The alliance, called the OpenPower Consortium, will build advanced server, networking, storage and GPU-acceleration technology for next-generation data centers. The consortium is intended to foster collaboration among existing product lines, such as IBM and Nvidia working to integrate Nvidia's CUDA GPU with Power ecosystems.
IBM's Power product line of processors first appeared in the 1990s, and is used in a variety of the company's servers and supercomputers. CUDA is Nvidia's parallel computing platform and programming model that is designed to offer major increases in computing performance through the use of graphics processing units. There are more than 300 million CUDA-enabled GPUs in laptops, workstations and supercomputers.
"Will Change' Data Center Hardware
A spokesperson for Nvidia told news media that the consortium "brings together an ecosystem of hardware, system software, and enterprise applications that will provide 'Powerful' computing systems based on Nvidia GPUs and Power CPUs."
Other consortium members include Israeli chip designer Mellanox Technologies and Taiwanese server supplier Tyan, and membership in the consortium is open to any company wishing to develop the Power platform.
Power firmware will be offered as open source, enabling customization of server hardware for varying workloads and purposes. Power hardware and software will be available for open development for the first time, and Power IP will be available through a license. Previously, Power technology was available under a blanket license.

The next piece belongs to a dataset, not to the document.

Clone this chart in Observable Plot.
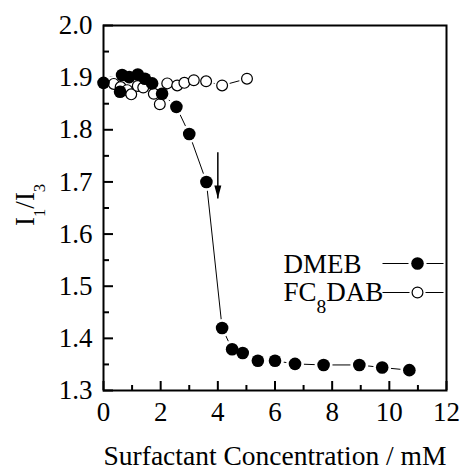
<!DOCTYPE html>
<html><head><meta charset="utf-8">
<script src="https://cdn.jsdelivr.net/npm/d3@7"></script>
<script src="https://cdn.jsdelivr.net/npm/@observablehq/plot@0.6"></script>
<style>
body{margin:0;background:#fff}
#chart{width:462px;height:470px}
#chart svg, #chart svg text {font-family: "Liberation Serif", "Times New Roman", serif !important;}
</style>
</head><body><div id="chart"></div>
<script>
// DMEB (filled circles)
const dmebX = [0, 0.58, 0.65, 0.9, 1.2, 1.45, 1.7, 2.05, 2.55, 3.0, 3.6, 4.15, 4.5, 4.87, 5.4, 6.0, 6.7, 7.7, 8.95, 9.75, 10.7];
const dmebY = [1.89, 1.873, 1.905, 1.901, 1.906, 1.898, 1.889, 1.869, 1.844, 1.792, 1.70, 1.42, 1.379, 1.372, 1.357, 1.357, 1.351, 1.349, 1.349, 1.344, 1.339];
// FC8DAB (open circles)
const fcX = [0.36, 0.6, 0.83, 0.97, 1.2, 1.39, 1.76, 1.97, 2.23, 2.58, 2.83, 3.16, 3.59, 4.15, 5.02];
const fcY = [1.888, 1.882, 1.876, 1.868, 1.884, 1.881, 1.869, 1.849, 1.889, 1.885, 1.89, 1.895, 1.893, 1.885, 1.898];
// arrow marking the CMC
const arrowX = [4.0];
const arrowYFrom = [1.757];
const arrowYTo = [1.668];
// ticks
const xMajor = [0, 2, 4, 6, 8, 10, 12];
const xMinor = [1, 3, 5, 7, 9, 11];
const yMajor = [1.3, 1.4, 1.5, 1.6, 1.7, 1.8, 1.9, 2.0];
const yMinor = [1.35, 1.45, 1.55, 1.65, 1.75, 1.85, 1.95];
const seriesNames = ["DMEB", "FC_8DAB"];
const xTitle = "Surfactant Concentration / mM";
const yTitle = "I_1/I_3";

const dmeb = dmebX.map((x, i) => ({x, y: dmebY[i]}));
const fc = fcX.map((x, i) => ({x, y: fcY[i]}));
const arrow = arrowX.map((x, i) => ({x, y1: arrowYFrom[i], y2: arrowYTo[i]}));

const FONT = "'Liberation Serif', 'Times New Roman', serif";
const headSymbol = {draw(c) { c.moveTo(0, 0); c.lineTo(-3.5, -13); c.lineTo(3.5, -13); c.closePath(); }};
const legLine = {draw(c) { c.moveTo(-35, 0); c.lineTo(26, 0); }};

const plot = Plot.plot({
  width: 462, height: 470,
  marginLeft: 103, marginRight: 16, marginTop: 25, marginBottom: 80,
  style: {fontFamily: FONT, fontSize: "27px", color: "black", background: "white"},
  x: {domain: [0, 12], axis: null},
  y: {domain: [1.3, 2.0], axis: null},
  marks: [
    // axis tick labels
    Plot.axisX(xMajor, {anchor: "bottom", tickSize: 0, tickPadding: 11, label: null, fontSize: 27, fontFamily: FONT, tickFormat: d => String(d)}),
    Plot.axisY(yMajor, {anchor: "left", tickSize: 0, tickPadding: 11, label: null, fontSize: 27, fontFamily: FONT, tickFormat: d3.format(".1f")}),
    // inward ticks
    Plot.axisX(xMajor, {anchor: "bottom", tickSize: 9, dy: -9, strokeWidth: 2, tickFormat: () => "", label: null}),
    Plot.axisX(xMinor, {anchor: "bottom", tickSize: 5, dy: -5, strokeWidth: 2, tickFormat: () => "", label: null}),
    Plot.axisY(yMajor, {anchor: "left", tickSize: 10, dx: 10, strokeWidth: 2, tickFormat: () => "", label: null}),
    Plot.axisY(yMinor, {anchor: "left", tickSize: 6, dx: 6, strokeWidth: 2, tickFormat: () => "", label: null}),
    // series lines
    Plot.line(fc, {x: "x", y: "y", stroke: "black", strokeWidth: 1}),
    Plot.line(dmeb, {x: "x", y: "y", stroke: "black", strokeWidth: 1}),
    // white halos giving the gap between lines and markers
    Plot.dot(fc, {x: "x", y: "y", r: 8, fill: "white", stroke: "none"}),
    Plot.dot(dmeb, {x: "x", y: "y", r: 9, fill: "white", stroke: "none"}),
    Plot.dot(fc, {x: "x", y: "y", r: 5.4, fill: "white", stroke: "black", strokeWidth: 1.2}),
    Plot.dot(dmeb, {x: "x", y: "y", r: 6.3, fill: "black", stroke: "none"}),
    // arrow
    Plot.link(arrow, {x1: "x", x2: "x", y1: "y1", y2: "y2", stroke: "black", strokeWidth: 1.5}),
    Plot.dot(arrow, {x: "x", y: "y2", symbol: headSymbol, r: 1, fill: "black", stroke: "none"}),
    // legend
    Plot.text([seriesNames[0]], {frameAnchor: "top-left", dx: 180, dy: 247, textAnchor: "start", lineAnchor: "bottom", fontSize: 27, fontFamily: FONT}),
    Plot.text([seriesNames[1]], {frameAnchor: "top-left", dx: 180, dy: 275, textAnchor: "start", lineAnchor: "bottom", fontSize: 27, fontFamily: FONT}),
    Plot.dot([0], {frameAnchor: "top-left", dx: 314, dy: 238, symbol: legLine, r: 1, fill: "none", stroke: "black", strokeWidth: 1}),
    Plot.dot([0], {frameAnchor: "top-left", dx: 314, dy: 267, symbol: legLine, r: 1, fill: "none", stroke: "black", strokeWidth: 1}),
    Plot.dot([0], {frameAnchor: "top-left", dx: 314, dy: 238, r: 9, fill: "white", stroke: "none"}),
    Plot.dot([0], {frameAnchor: "top-left", dx: 314, dy: 267, r: 8, fill: "white", stroke: "none"}),
    Plot.dot([0], {frameAnchor: "top-left", dx: 314, dy: 238, r: 6.3, fill: "black", stroke: "none"}),
    Plot.dot([0], {frameAnchor: "top-left", dx: 314, dy: 267, r: 5.4, fill: "white", stroke: "black", strokeWidth: 1.2}),
    // axis titles
    Plot.text([xTitle], {frameAnchor: "bottom", dy: 74, lineAnchor: "bottom", fontSize: 27.5, fontFamily: FONT}),
    Plot.text([yTitle], {frameAnchor: "left", dx: -70, dy: 18, rotate: -90, lineAnchor: "bottom", fontSize: 27, fontFamily: FONT}),
    Plot.frame({stroke: "black", strokeWidth: 2})
  ]
});

// subscripts: "_d" -> lowered smaller digit
const NS = "http://www.w3.org/2000/svg";
plot.querySelectorAll("text").forEach(t => {
  const s = t.textContent;
  if (!s.includes("_")) return;
  const isY = s === yTitle;
  const shift = isY ? 11 : 12;
  const size = isY ? "62%" : "72%";
  while (t.firstChild) t.removeChild(t.firstChild);
  const parts = s.split(/_(\d)/);
  let lowered = false;
  parts.forEach((p, i) => {
    if (!p) return;
    const ts = document.createElementNS(NS, "tspan");
    ts.textContent = p;
    if (i % 2 === 1) {
      ts.setAttribute("font-size", size);
      ts.setAttribute("dy", shift);
      lowered = true;
    } else if (lowered) {
      ts.setAttribute("dy", -shift);
      lowered = false;
    }
    t.appendChild(ts);
  });
});

document.getElementById("chart").appendChild(plot);
</script>
</body></html>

Steve Mills, senior vice president at IBM Software and Systems, said in a statement that "this type of 'collaborative development' model will change the way data center hardware is designed and deployed."
25 Percent Revenue Drop
He added that the founding members "represent the next generation in data-center innovation," and that access to an expanded and open set of server technologies can "greatly increase the rate of innovation throughout the industry."
The formation of the alliance comes following a 25 percent drop in revenue for IBM Power Systems in the second quarter, year-over-year. It could prove to be a critical step in IBM's competition with Intel Corp. and ARM Holdings, particularly for the huge workloads required for massive Web applications conducted by Google, Amazon and others, for the High Performance Computing market, and for cloud computing.
Roger Kay, an analyst with Endpoint Technologies Associates, told us that, since "IBM was pretty much the only company using Power technology, it is looking for a way to expand the market for that technology."
He added that Intel is "really the only other company supporting its own architecture entirely, while everyone else has banded together to finance development." Kay pointed out that "it is very difficult and expensive for a single company to maintain an architecture."